English cook, writer, TV presenter, and MasterChef winner 2005, Thomasina Miers founded her Mexican street food restaurant Wahaca in London’s West End ten years ago. Since then she has grown the chain to over 25 branches nationally, including restaurants in Brighton, Bristol, Edinburgh, Liverpool and, of course, right here in Manchester.
Her love of Mexican food came about after she lived and worked there. Keen to bring the vibrancy and freshness of real Mexican street food to these shores, she came up with the Wahaca concept after seeing a gap in the market for this authentic style of cuisine.
Each branch is individually designed. Wahaca Manchester is spread over two floors of the Corn Exchange. The bold interior is reminiscent of the colourful country itself with Mexican graffiti artist Le Super Demon taking inspiration from Mexican mythology, in particular the God of Corn, and putting the corn back into the Corn Exchange with his striking pieces.
When you think of Mexico, you think of tequila, beer, and tapas-style sharing food, all of which is covered here. And then some. The tequila and mescal menu is vast, and they have the proper stuff, double distilled and 100% blue agave.
No cheap shots here. We went for classic margaritas (£7) made with Olmeca Altos tequila which were, quite frankly, superb. There’s also hibiscus, passionfruit, and tamarind varieties for anyone feeling a bit more adventurous.
Although a section of the menu is devoted to main meals, the street food section has a fantastic selection of all the authentic and interesting things you’d come across travelling around Mexico, so we suggest trying these if you can’t decide what to order or if you’ve not eaten much of this type of food.
You definitely can’t go wrong with the Mexican Feast (£40 for 2 to share) as you get a chance to try all of the best bits. The food arrives in stages and in no particular order, just when it’s ready. This is such a relaxed and informal way to share this great food and best enjoyed with fingers.
Tacos are a fine example of the national staple of corn. Dried and ground down they form the soft corn tortillas. We ate the classic Pork Pibil ones (£4.45), abundantly stuffed with slow braised shoulder of pork cooked in Yucatecan spices, and given another dimension by tangy pink pickled onions.
New on the menu are Buttermilk Chicken tacos. These are on a softer base with the addition of flour and inspired by the beaches of Baja. Creamy chicken fried and topped with habanero, white onion relish and spicy mayo. Delicious.

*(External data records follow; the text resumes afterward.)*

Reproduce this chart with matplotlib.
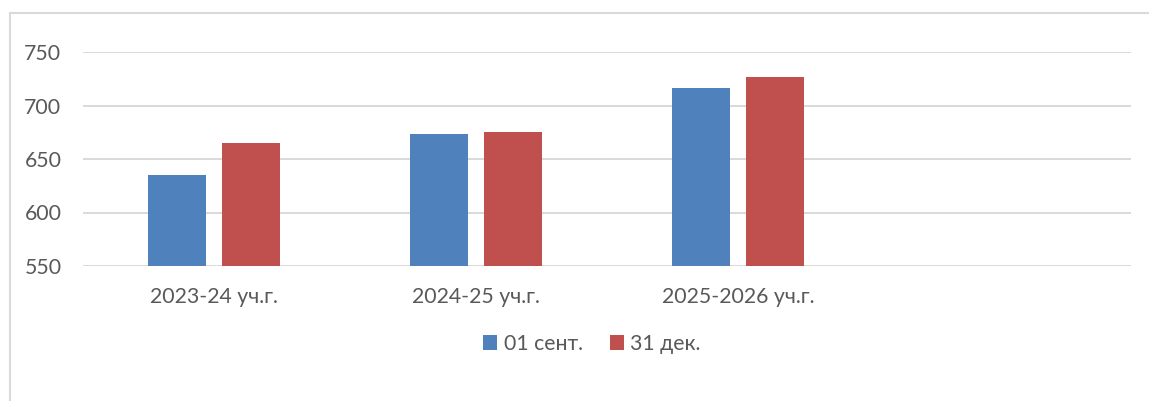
import matplotlib
matplotlib.use("Agg")
import matplotlib.pyplot as plt
from matplotlib.patches import Rectangle
import numpy as np

categories = ["2023-24 уч.г.", "2024-25 уч.г.", "2025-2026 уч.г.", ""]
series_names = ["01 сент.", "31 дек."]
sept_values = [635, 673, 716, np.nan]
dec_values = [665, 675, 727, np.nan]
colors = ["#4F81BD", "#C0504D"]
yticks = [550, 600, 650, 700, 750]

plt.rcParams['font.family'] = ['Lato', 'DejaVu Sans']
text_color = "#595959"
grid_color = "#D9D9D9"

W, H = 1149, 401
fig = plt.figure(figsize=(W / 100, H / 100), dpi=100)
ax = fig.add_axes([83 / W, 1 - 266 / H, (1131 - 83) / W, (266 - 52) / H])

x = np.arange(len(categories))
bw = 0.222
gap = 0.06
off = (bw + gap) / 2
ax.bar(x - off, sept_values, bw, color=colors[0], label=series_names[0], zorder=3)
ax.bar(x + off, dec_values, bw, color=colors[1], label=series_names[1], zorder=3)

ax.set_xlim(-0.5, len(categories) - 0.5)
ax.set_ylim(550, 750)
ax.set_yticks(yticks)
ax.set_xticks(x)
ax.set_xticklabels(categories)
ax.yaxis.grid(True, color=grid_color, linewidth=1.4, zorder=0)
for s in ax.spines.values():
    s.set_visible(False)
ax.tick_params(axis='both', length=0, labelsize=15.3, colors=text_color)
ax.tick_params(axis='y', pad=15.5)
ax.tick_params(axis='x', pad=15)

leg = fig.legend(loc='center', bbox_to_anchor=(592 / W, 1 - 344 / H), ncol=2,
                 frameon=False, fontsize=15.3, handlelength=0.65, handleheight=0.65,
                 handletextpad=0.3, columnspacing=1.3)
for t in leg.get_texts():
    t.set_color(text_color)

fig.patches.append(Rectangle((10 / W, -0.1), 1.5, 1 - 13 / H + 0.1, transform=fig.transFigure,
                             fill=False, edgecolor=grid_color, linewidth=1.5))

fig.savefig("out.png", dpi=100, facecolor="white")
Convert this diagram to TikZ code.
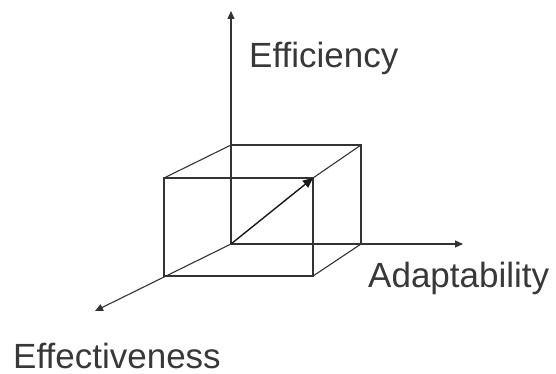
\documentclass[tikz,border=0pt]{standalone}
\usepackage{fontspec}
\setmainfont{Liberation Sans}
\usetikzlibrary{arrows.meta}
\tikzset{
  axis/.style  ={-{Triangle[length=8pt, width=7pt]}, line width=1.1pt,
                 black!80},
  edge/.style  ={line width=1.1pt, black!80},
  diag/.style  ={-{Triangle[length=10pt, width=9pt]}, line width=1.4pt,
                 black!90},
  lbl/.style   ={font=\fontsize{35}{40}\selectfont, text=black!78,
                 inner sep=0pt, anchor=base west},
}

\begin{document}
\begin{tikzpicture}[x=1pt, y=-1pt]
  \useasboundingbox (0,0) rectangle (556,374);
  % corners of the box, origin = back bottom left
  \coordinate (o)   at (231,244);
  \coordinate (btl) at (231,145);
  \coordinate (btr) at (361,145);
  \coordinate (bbr) at (361,244);
  \coordinate (ftl) at (164,178);
  \coordinate (ftr) at (313,178);
  \coordinate (fbr) at (313,276);
  \coordinate (fbl) at (164,276);
  % axis ends
  \coordinate (effy) at (231,11);
  \coordinate (adap) at (463,244);
  \coordinate (effv) at (95,311);
  % box
  \draw[edge] (ftl) -- (ftr) -- (fbr) -- (fbl) -- cycle;
  \draw[edge] (btl) -- (btr) -- (bbr);
  \draw[edge] (ftl) -- (btl);
  \draw[edge] (ftr) -- (btr);
  \draw[edge] (fbr) -- (bbr);
  % axes
  \draw[axis] (o) -- (effy);
  \draw[axis] (o) -- (adap);
  \draw[axis] (o) -- (effv);
  \draw[diag] (o) -- (ftr);
  % labels
  \node[lbl] (leffy) at (249,68)  {Efficiency};
  \node[lbl] (ladap) at (368,287) {Adaptability};
  \node[lbl] (leffv) at (13,368)  {Effectiveness};
\end{tikzpicture}
\end{document}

Vegetarians are brilliantly catered for here too. Hibiscus Roasted Aubergine Salad is a roast serrano hummus with mint vinaigrette and salsa macha.
Roast Chilli Quesadilla are roasted serrano chillies and sweet onions sautéed with a crumble of feta in a large toasted flat flour tortilla, folded and grilled with mozzarella and cheddar.
And some of the best Grilled Summer Corn you’re likely to ever eat, served with fresh lime, crema, Lancashire cheese and piquin chilli sugar-salt.
And one of our favourites on the day, the Four Cheese Empanada, two pastry parcels of gringa dairy queso fresco served with a fresh tomatillo salsa.
You can choose any two desserts as part of your feast. Boring we know, but we both had to have the Churros with Chocolate (£4.45). One of their old favourites and still the best, these Mexican doughnuts are light and fluffy on the inside, and crisp and golden on the outside. They come with a perfectly rich chocolate sauce or you can ask for their salted caramel version if you want to spice things up a bit.
Not only did we have a fantastically tasty lunch but a pretty affordable one too. For £20 each the amount of food we ate was beyond good value for money. And it’s good to know Wahaca is ethical too. All branches of Wahaca have sustainability at their heart using local suppliers where possible and recycling at their carbon neutral sites.
That’s definitely something worth toasting. Tequila maybe?